Could it be that you need to review your approach?

“Could it be that you need to review your approach in questioning/requesting for something?” This question sounds familiar, at least, to me. My husband asks me (not so often though) usually when I have asked him to do something and he responds in such an unexpected manner. If I had asked appropriately, I would have gotten my desired result. I guess there in no smoke without fire – it is no brainer right?

Interestingly, I saw this concept manifested in the lives of three men, Habakkuk, Job and David, in their time of despair.

Habakkuk was a prophet during the time of injustice committed by the Babylonian government/Chaldeans. Apparently, the Chaldeans had captured the Israelites at that time (a feat permitted by God because Israel had strayed away from Him). Here was Habakkuk making demands as to why God could not save the Israelites. The tone of the enquiry was very harsh and demanding. Though God reminded him that it was a prophecy that had to be fulfilled. Yet, Habakkuk was relentless in His demands. By the time God answered all his demands, he felt humiliated. Habakkuk said, “I have heard thy speech and I am afraid”.

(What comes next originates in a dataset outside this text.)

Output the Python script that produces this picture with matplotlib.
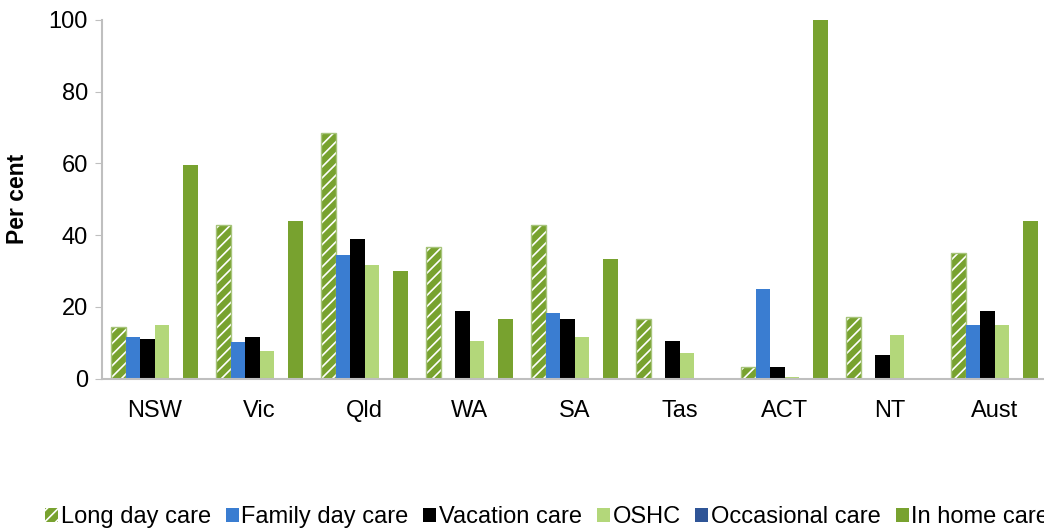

Job is a classic example. A man God acknowledged as righteous and who lost his possessions in succession without any apparent reason. I imagine he was forlorn of comfort! His three friends came around to commiserate with him and they had various types of conversation. Job made various remarks, questioned God and demanded for answers. At some point, one of the friends got annoyed with him because he justified himself rather than God. God replied Job by initially asking him, “who is this person talking as if he had no knowledge”. A rather humiliating question for Job. Job replied, “I am speechless, in awe – words fail me. I should never have opened my mouth. I have been a talkative”.

David was a King in Israel and also a psalmist. He and his troop were known to win battles. On this occasion, they were returning home from a battle to realise that their enemies had invaded them. These enemies took all their possession and captured their relatives. It is recorded that David and his men wept until they were exhausted. Afterwords, David consulted with God seeking for direction, “what should I do”. The tone of the conversation here is similar to gentleness and humility. And God replied in the same manner, “pursue them and your victory is assured”.

Next time you receive an unexpected reply (harsh tone or unexpected body language) from someone, review your approach.

References: Books of Habakkuk, Job, 1 Samuel


5 thoughts on “Could it be that you need to review your approach?

  1. Linda says:

    Very true!
    I too, on few occasions have received an unexpected response from my husband, to be told that he was responding to me. Give out only what you’d want to receive.


  2. yemisi says:

    Words of wisdom! I have seen it play out several times and I end up blaming myself. I have since realized that result oriented communication is an art. The Holy spirit is the master of it all and when you seek him continually, he tells you when to put a comma, a full stop, a question mark or when to keep quiet. is that handy!


  3. samson says:

    Like your response yemisi. wisdom is the principle of things, therefore get wisdom. James 4;7. Wisdom is the application of knowledge. God bless.